## AVAILABLE DATA

>> start

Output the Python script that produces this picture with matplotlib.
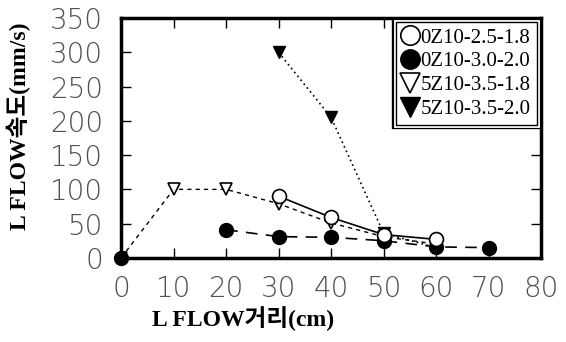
import matplotlib
matplotlib.use("Agg")
import matplotlib.pyplot as plt
import matplotlib.patheffects as pe
from matplotlib.lines import Line2D

# data
x_open_c = [30, 40, 50, 60]
y_open_c = [90, 59, 34, 27]

x_fill_c = [20, 30, 40, 50, 60, 70]
y_fill_c = [41, 31, 30, 25, 16, 15]

x_open_t = [0, 10, 20, 30, 40, 50, 60]
y_open_t = [0, 100, 100, 79, 51, 31, 20]

x_fill_t = [30, 40, 50, 60]
y_fill_t = [300, 205, 36, 15]

labels = ["0Z10-2.5-1.8", "0Z10-3.0-2.0", "5Z10-3.5-1.8", "5Z10-3.5-2.0"]
xticks = [0, 10, 20, 30, 40, 50, 60, 70, 80]
yticks = [0, 50, 100, 150, 200, 250, 300, 350]

serif = ["Liberation Serif", "Noto Sans CJK KR"]

fig = plt.figure(figsize=(5.66, 3.42), dpi=100)
ax = fig.add_axes([0.214, 0.246, 0.742, 0.701])

ax.plot(x_open_t, y_open_t, color="k", ls=(0, (3, 3)), lw=1,
        marker="v", ms=9, mfc="white", mec="k", mew=1.2)
ax.plot(x_fill_c, y_fill_c, color="k", ls=(0, (7, 5)), lw=1.2,
        marker="o", ms=10, mfc="k", mec="k")
ax.plot([0], [0], ls="none", marker="o", ms=10, mfc="k", mec="k", clip_on=False)
ax.plot(x_fill_t, y_fill_t, color="k", ls=(0, (1, 2)), lw=1.2,
        marker="v", ms=9, mfc="k", mec="k")
ax.plot(x_open_c, y_open_c, color="k", ls="-", lw=1.2,
        marker="o", ms=10, mfc="white", mec="k", mew=1.2)

ax.set_xlim(0, 80)
ax.set_ylim(0, 350)
ax.set_xticks(xticks)
ax.set_yticks(yticks)
ax.tick_params(direction="in", length=7, width=1, top=True, right=True,
               labelsize=20, labelcolor="#505050")
ax.tick_params(axis="y", pad=13)
ax.tick_params(axis="x", pad=12)
for lab in ax.get_xticklabels() + ax.get_yticklabels():
    lab.set_fontweight("light")
for s in ax.spines.values():
    s.set_linewidth(2.5)

ax.set_xlabel("L FLOW거리(cm)", family=serif, fontsize=17, fontweight="bold")
ax.xaxis.set_label_coords(0.29, -0.2)
ax.set_ylabel("L FLOW속도(mm/s)", family=serif, fontsize=17, fontweight="bold")
ax.yaxis.set_label_coords(-0.215, 0.55)

handles = [
    Line2D([], [], ls="none", marker="o", ms=14, mfc="white", mec="k", mew=1.2),
    Line2D([], [], ls="none", marker="o", ms=14, mfc="k", mec="k"),
    Line2D([], [], ls="none", marker="v", ms=14, mfc="white", mec="k", mew=1.2),
    Line2D([], [], ls="none", marker="v", ms=14, mfc="k", mec="k"),
]
leg = ax.legend(handles, labels, loc="upper right", bbox_to_anchor=(0.99, 0.985),
                prop={"family": serif, "size": 15}, handlelength=0.8,
                handletextpad=0.1, borderpad=0.3, labelspacing=0.2,
                fancybox=False, framealpha=1, edgecolor="k", borderaxespad=0)
frame = leg.get_frame()
frame.set_linewidth(1)
frame.set_path_effects([pe.Stroke(linewidth=6, foreground="k"),
                        pe.Stroke(linewidth=3.5, foreground="white"),
                        pe.Normal()])

fig.savefig("out.png", dpi=100)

>> end

## GIVEN EXERCISE
Copy every line in the listing above where the string "picture" turns up.

## EXERCISE RESPONSE
Output the Python script that produces this picture with matplotlib.

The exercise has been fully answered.